I am exhausted. It is 7pm.  It’s the time that I usually go out for a run at the end of the working day.  Today however, every square inch of my body, and my mind above all, is rejecting the very idea of it.  It has been a long, almost endless day, culminating in the final presentation for a project that I’ve been working on for two years.  Another tick on the infinite checklist of certificates and exams that you’re required to undertake as a professional.

Outside it is dark and the cold of December is not sparing anyone.  And I don’t think it will spare me either out on my run.  My running shoes are calling me from the stool at the foot of the heater where I leave them to warm up on winter days before putting them on. I feel a sense of guilt with every movement I make in my attempt to waste a few minutes.  I search vainly for inspiration by flicking through a sports magazine, at every page I tell myself the fib that this is not just a pretext to waste time and put off my training.

And Guido, my usual training partner, isn’t around.  Today he has an important business meeting and he told me this morning that he wouldn’t be back in time to train tonight.

I go to take a biscuit from the barrel that I keep on the bookshelf.  These biscuits are the daily treat that accompany my mid morning coffee.  I reach out my hand and then I stop myself: I have to go for a run, it’s better to go on an empty stomach.  Comfort food shouldn’t be on the agenda of a runner who is preparing to go out training.

Preparing? I think for a minute.  I look at myself reflected in the glass of the window.  I’ve still got my heels on, the PC is open on my desk.  There is no evidence of my imminent training session.

I start planning an alternative training strategy.  I could go back home, put the bike on rollers and cycle in the warm.  No, there is not point in telling yourself this story, if you go home, the only surface upon which you’ll put your butt cheeks will be the sofa.

Today is Monday, right, at 8.30pm in the pool there is the masters swimming training session.  The company would do me good.  A few laughs, a few jokes, sharing a moment or two of frustration and two hours of training will go by before you even notice…two hours of training??? No, let’s not even think about it today.  Too tiring.

Yes, here we go.  There is the gym.  Today I think there is a pilates lesson at 7.30pm.  I could make it in time.  No wait. Let’s be serious. “Pilates”, me? Don’t even mention pilates to me!  Those indoor activities, classes made up mainly of women, where an instructor tells you that you need to bend your back a little more whilst from the room next door Zumba music is booming. It just isn’t what I define as an hour of restorative sporting activity.  It’s not for me.

Ok, so what is the solution?  I’m surprised to find myself a little anxious.

I sit down and ask myself if at least today I can be indulgent with myself and permit myself a little healthy rest time.  It’s as if cutting your body some slack when it craves calm and stillness in every way is a fault rather than something positive.

Those of us who do endurance sport find it difficult to forgive ourselves a transgression from our training table.  Who knows why?  We should stop ourselves and think about this.  The sport that we love, that makes us feel good about ourselves and others, definitely deserves a role more worthy than that of jailer.

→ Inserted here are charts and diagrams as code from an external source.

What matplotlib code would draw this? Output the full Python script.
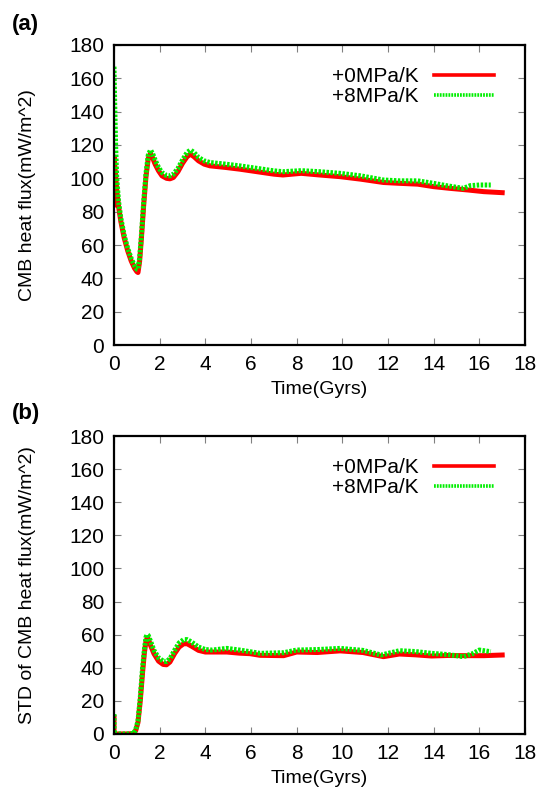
import matplotlib
matplotlib.use('Agg')
import matplotlib.pyplot as plt

plt.rcParams['font.family'] = ['Liberation Sans', 'DejaVu Sans']

######################### DATA ################################################

# (a) CMB heat flux
t_a_0 = [0.0, 0.0, 0.05, 0.12, 0.2, 0.3, 0.45, 0.6, 0.75, 0.9, 1.0, 1.05, 1.12, 1.2,
         1.3, 1.4, 1.5, 1.6, 1.7, 1.8, 1.95, 2.1, 2.3, 2.45, 2.6, 2.8, 3.0, 3.2,
         3.35, 3.5, 3.7, 3.95, 4.2, 4.9, 5.5, 6.0, 6.5, 7.0, 7.4, 8.2, 9.0, 9.9,
         10.8, 11.8, 12.5, 13.3, 14.0, 14.7, 15.5, 16.2, 17.0]
q_a_0 = [84, 113, 105, 93, 83, 74, 64, 56.5, 50.5, 46, 44, 43.5, 50, 64,
         84, 101, 112, 115, 112, 108.5, 104.5, 101.5, 100, 99.7, 100.5, 104, 109, 113,
         114.5, 113, 110.5, 108.5, 107.5, 106.5, 105.5, 104.5, 103.5, 102.5, 102, 103, 102, 101,
         99.5, 97.5, 97, 96.5, 95, 94, 93, 92, 91.4]

t_a_8 = [0.0, 0.03, 0.07, 0.12, 0.2, 0.3, 0.45, 0.6, 0.75, 0.9, 1.0, 1.05, 1.12, 1.2,
         1.3, 1.4, 1.5, 1.6, 1.7, 1.8, 1.95, 2.1, 2.3, 2.45, 2.6, 2.8, 3.0, 3.2,
         3.35, 3.5, 3.7, 3.95, 4.2, 4.9, 5.5, 6.0, 6.5, 7.0, 7.4, 8.2, 9.0, 9.9,
         10.8, 11.8, 12.5, 13.3, 14.0, 14.6, 15.3, 15.6, 16.0, 16.5]
q_a_8 = [167, 145, 120, 100, 86, 76, 65.5, 58, 52, 47.5, 45.5, 45.3, 52, 66,
         86, 103, 114, 117, 114.5, 111, 106.5, 103.5, 101.7, 101.5, 102.5, 106, 111, 115.5,
         117, 115.5, 112.5, 110.5, 109.5, 108.5, 107.5, 106.5, 105.5, 104.5, 104, 104.6, 104, 103,
         101.5, 99, 98.5, 98.5, 97, 95.5, 94, 95.6, 96, 96]

# (b) STD of CMB heat flux
t_b_0 = [0.0, 0.0, 0.03, 0.3, 0.6, 0.85, 0.95, 1.05, 1.15, 1.25, 1.33, 1.4, 1.45,
         1.5, 1.6, 1.75, 1.95, 2.15, 2.3, 2.45, 2.65, 2.85, 3.05, 3.2, 3.4, 3.7,
         4.0, 4.3, 4.94, 5.5, 5.96, 6.4, 7.43, 8.0, 8.9, 9.9, 10.9, 11.8, 12.5,
         13.2, 13.9, 14.6, 15.4, 16.2, 17.0]
s_b_0 = [10, 0.5, 0, 0, 0, 0.3, 2, 7, 20, 37, 49, 56, 58,
         57.5, 53.5, 48.5, 44, 42, 41.8, 43.5, 48.5, 52.5, 54.5, 54.5, 53, 50.5,
         49.5, 49.5, 49.5, 48.8, 48.5, 47.5, 47.3, 49.5, 49.2, 50.2, 49.2, 46.7, 48.3,
         47.8, 47.1, 47.4, 47.3, 47.3, 47.7]

t_b_8 = [0.0, 0.0, 0.03, 0.3, 0.6, 0.85, 0.95, 1.05, 1.15, 1.25, 1.33, 1.4, 1.45,
         1.5, 1.6, 1.75, 1.95, 2.15, 2.3, 2.45, 2.65, 2.85, 3.05, 3.2, 3.4, 3.7,
         4.0, 4.3, 4.94, 5.5, 5.96, 6.4, 7.43, 8.0, 8.9, 9.9, 10.9, 11.7, 12.5,
         13.2, 13.9, 14.6, 15.3, 15.7, 16.0, 16.5]
s_b_8 = [12, 0.5, 0, 0, 0, 0.3, 2.5, 8, 22, 40, 51, 58.5, 60,
         59.5, 56, 50.5, 46, 44, 43.7, 45.5, 50.5, 55, 57, 57, 55.5, 52.5,
         51, 50.7, 51.7, 50.7, 49.7, 48.7, 49.1, 50.7, 51, 51.7, 50.5, 47.7, 50.3,
         49.8, 48.7, 48, 46.7, 48.5, 50.7, 49.7]

labels = ['+0MPa/K', '+8MPa/K']
ylabs = ['CMB heat flux(mW/m^2)', 'STD of CMB heat flux(mW/m^2)']
panels = ['(a)', '(b)']

######################### FIG PARAMS ##########################################

red = '#ff0000'
green = '#00ee00'
fs = 15
lw = 3.6

fig = plt.figure(figsize=(5.5, 7.99), dpi=100)
ax1 = fig.add_axes([0.2073, 0.5682, 0.7473, 0.3755])
ax2 = fig.add_axes([0.2073, 0.0814, 0.7473, 0.3729])

series = [(t_a_0, q_a_0, t_a_8, q_a_8), (t_b_0, s_b_0, t_b_8, s_b_8)]

for i, ax in enumerate([ax1, ax2]):
    x0, y0, x8, y8 = series[i]
    ax.plot(x0, y0, c=red, lw=lw, label=labels[0], solid_joinstyle='round')
    ax.plot(x8, y8, c=green, lw=lw, ls=(0, (0.5, 0.3)), label=labels[1])

    ax.set_xlim(0, 18)
    ax.set_ylim(0, 180)
    ax.set_xticks(range(0, 19, 2))
    ax.set_yticks(range(0, 181, 20))
    ax.tick_params(direction='in', length=5, width=0.8, color='0.5',
                   top=True, right=True, labelsize=fs, pad=7)
    for sp in ax.spines.values():
        sp.set_linewidth(1.6)
    ax.set_xlabel('Time(Gyrs)', fontsize=14, labelpad=5)
    ax.set_ylabel(ylabs[i], fontsize=14, labelpad=24)

    leg = ax.legend(loc='upper right', frameon=False, fontsize=15,
                    markerfirst=False, handlelength=2.9, handletextpad=0.7,
                    labelspacing=0.05, borderaxespad=0.3,
                    bbox_to_anchor=(0.96, 0.975))
    for h in leg.get_lines():
        h.set_linewidth(2.6)

fig.text(0.022, 0.962, panels[0], fontsize=16, fontweight='bold')
fig.text(0.022, 0.475, panels[1], fontsize=16, fontweight='bold')

fig.savefig('out.png', dpi=100)
plt.close()
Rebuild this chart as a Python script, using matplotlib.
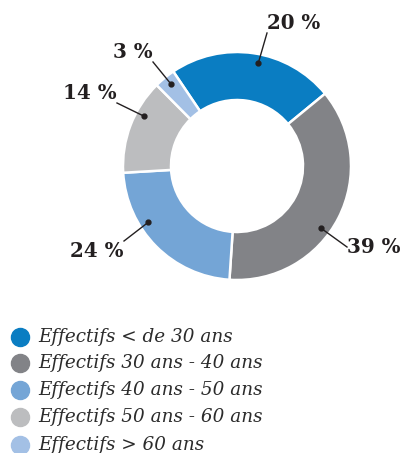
import numpy as np
import matplotlib
matplotlib.use("Agg")
import matplotlib.pyplot as plt

# ---------------------------------------------------------
# Data (slice sizes, labels as printed)
# ---------------------------------------------------------
categories = ["Effectifs < de 30 ans", "Effectifs 30 ans - 40 ans",
              "Effectifs 40 ans - 50 ans", "Effectifs 50 ans - 60 ans",
              "Effectifs > 60 ans"]
values = [23.5, 37.0, 23.0, 13.5, 3.0]
pct_labels = ["20 %", "39 %", "24 %", "14 %", "3 %"]
colors = ["#0a7dc2", "#828387", "#74a5d6", "#bcbdbf", "#a3c0e5"]

# label layout (pixels): where the leader line ends, text alignment
dot_frac = [0.54, 0.57, 0.65, 0.65, 0.55]
line_end = [(267, 33), (347, 247), (124, 241), (117, 103), (153, 62)]
text_align = [("left", "bottom"), ("left", "center"), ("right", "top"),
              ("right", "bottom"), ("right", "bottom")]

W, H = 402, 453
cx, cy = 237, 166
r_out, r_in = 114, 66
start = 124

fig = plt.figure(figsize=(W / 100, H / 100), dpi=100)
ax = fig.add_axes([0, 0, 1, 1])

ax.pie(values, colors=colors, startangle=start, counterclock=False,
       center=(cx, H - cy), radius=r_out, frame=True,
       wedgeprops=dict(width=r_out - r_in, edgecolor="white", linewidth=1.8))
ax.set_xlim(0, W)
ax.set_ylim(0, H)
ax.set_aspect("equal")
ax.axis("off")

# ---------------------------------------------------------
# Leader lines and percentages
# ---------------------------------------------------------
total = sum(values)
a0 = start
r_dot = 105
for v, lab, f, (lx, ly), (ha, va) in zip(values, pct_labels, dot_frac, line_end, text_align):
    span = v / total * 360
    ang = np.deg2rad(a0 - f * span)
    a0 -= span
    dx = cx + r_dot * np.cos(ang)
    dy = (H - cy) + r_dot * np.sin(ang)
    ax.plot([dx, lx], [dy, H - ly], color="#231f20", lw=1.0)
    ax.plot(dx, dy, "o", color="#231f20", ms=3.5)
    ax.text(lx, H - ly, lab, ha=ha, va=va, fontsize=14.3, fontweight="bold",
            family="DejaVu Serif", color="#231f20")

# ---------------------------------------------------------
# Legend
# ---------------------------------------------------------
leg_y = [337, 363, 390, 417, 445]
for name, c, y in zip(categories, colors, leg_y):
    ax.plot(20, H - y, "o", color=c, ms=13)
    ax.text(38, H - y, name, ha="left", va="center", fontsize=13.2,
            style="italic", family="DejaVu Serif", color="#2b2b2b")

fig.savefig("out.png", dpi=100)
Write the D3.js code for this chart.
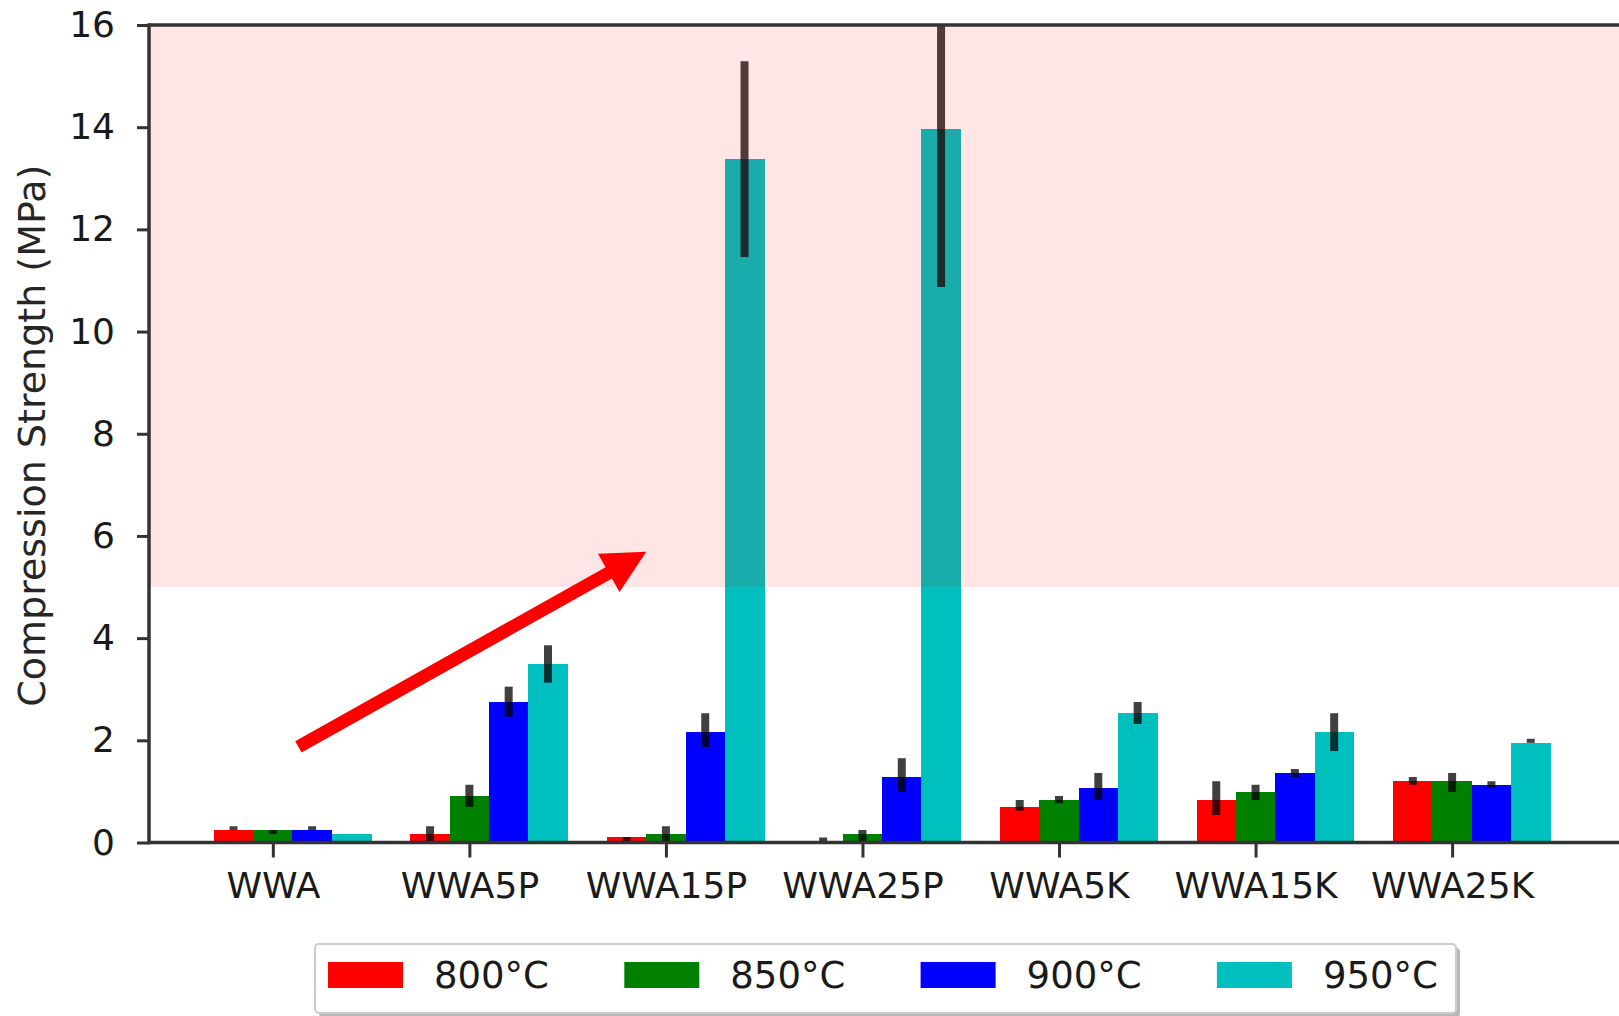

It is worth making peace with ourselves sometimes, sport is not a war between our body and mind, wrestling with each other to see which gives up first.  It is true that sport is education and discipline, but it musn’t become a sterile self-massacre.

The secret to living our passion to the full is perhaps in learning the integration of body and mind, understanding that which many oriental cultures have been teaching for centuries.  The license to ask our body to bend to our will goes along with a certain respect for its needs.

This evening my legs are asking me for a break and I can’t pretend not to hear them.

So I turn off the PC, take off my heels, I get up off the office chair…I turn on some music and I let myself fall into the armchair in the meeting room.  I close my eyes, let my thoughts run freely and in ten minutes, when my breathing is more regular and calm, I will go home and prepare the dinner.  My training session is happily postponed until tomorrow.